--- start DATA SECTION ---

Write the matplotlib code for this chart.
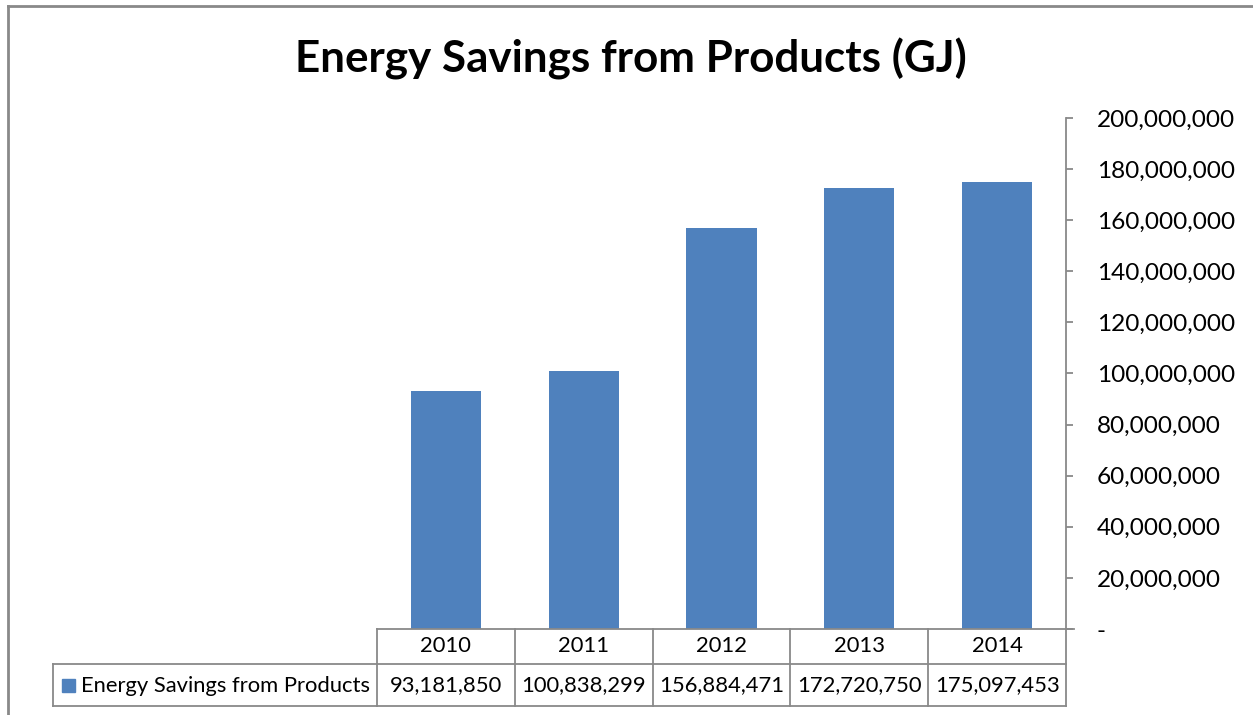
import numpy as np
import matplotlib.pyplot as plt
from matplotlib.ticker import FuncFormatter
from matplotlib.transforms import blended_transform_factory
from matplotlib.patches import Rectangle
from matplotlib.lines import Line2D

years = ['2010', '2011', '2012', '2013', '2014']
savings = [93181850, 100838299, 156884471, 172720750, 175097453]
series_name = 'Energy Savings from Products'
title = 'Energy Savings from Products (GJ)'

plt.rcParams['font.family'] = ['Lato', 'DejaVu Sans']
W, H = 1253, 715
fig = plt.figure(figsize=(W / 100, H / 100), dpi=100)

def fx(px):
	return px / W

def fy(py):
	return 1 - py / H

bar_col = '#4F81BD'
grey = '#898989'

# plot area
ax = fig.add_axes([fx(377), fy(629), fx(1066) - fx(377), fy(118) - fy(629)])
x = np.arange(len(years))
ax.bar(x, savings, width=0.51, color=bar_col)
ax.set_xlim(-0.5, len(years) - 0.5)
ax.set_ylim(0, 200000000)
ax.set_yticks(np.arange(0, 200000001, 20000000))
ax.yaxis.set_major_formatter(FuncFormatter(lambda v, p: '-' if v == 0 else f'{v:,.0f}'))
ax.yaxis.tick_right()
ax.tick_params(axis='y', direction='out', length=5, width=1.3, color=grey, labelsize=17.6, pad=17)
ax.set_xticks([])
for s in ['top', 'left', 'bottom']:
	ax.spines[s].set_visible(False)
ax.spines['right'].set_color(grey)
ax.spines['right'].set_linewidth(1.3)
for lbl in ax.get_yticklabels():
	lbl.set_horizontalalignment('left')

fig.text(fx(631), fy(59), title, ha='center', va='center', fontsize=31.7, fontweight='bold')

# data table under the bars
tr = blended_transform_factory(ax.transData, ax.transAxes)
ah = 629 - 118
r1 = -35 / ah
r2 = -77 / ah
lw = 1.3
for i, (yr, val) in enumerate(zip(years, savings)):
	ax.text(i, r1 / 2, yr, transform=tr, ha='center', va='center', fontsize=15.8, clip_on=False)
	ax.text(i, (r1 + r2) / 2, f'{val:,}', transform=tr, ha='center', va='center', fontsize=15.8, clip_on=False)
for xv in np.arange(-0.5, len(years), 1.0):
	ax.add_line(Line2D([xv, xv], [0, r2], transform=tr, color=grey, lw=lw, clip_on=False))
ax.add_line(Line2D([-0.5, len(years) - 0.5 + 0.06], [0, 0], transform=tr, color=grey, lw=lw, clip_on=False))
ax.add_line(Line2D([-0.5, len(years) - 0.5], [r1, r1], transform=tr, color=grey, lw=lw, clip_on=False))
ax.add_line(Line2D([-0.5, len(years) - 0.5], [r2, r2], transform=tr, color=grey, lw=lw, clip_on=False))

# row header cell with legend key
fig.add_artist(Line2D([fx(53), fx(377)], [fy(664), fy(664)], color=grey, lw=lw))
fig.add_artist(Line2D([fx(53), fx(377)], [fy(706), fy(706)], color=grey, lw=lw))
fig.add_artist(Line2D([fx(53), fx(53)], [fy(664), fy(706)], color=grey, lw=lw))
fig.add_artist(Rectangle((fx(62), fy(692)), fx(13), fy(679) - fy(692), color=bar_col))
fig.text(fx(81), fy(686), series_name, ha='left', va='center', fontsize=15.8)

# chart border
fig.add_artist(Line2D([fx(8), fx(8)], [fy(6), 0], color=grey, lw=2))
fig.add_artist(Line2D([fx(8), 1], [fy(6), fy(6)], color=grey, lw=2))

fig.savefig('out.png', dpi=100)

--- end DATA SECTION ---

#### AIM
Each line from the top of the material through the line containing "from matplotlib.lines import Line2D" should be reproduced exactly; please drop any images.

#### ANSWER TO THIS EXERCISE
Write the matplotlib code for this chart.
import numpy as np
import matplotlib.pyplot as plt
from matplotlib.ticker import FuncFormatter
from matplotlib.transforms import blended_transform_factory
from matplotlib.patches import Rectangle
from matplotlib.lines import Line2D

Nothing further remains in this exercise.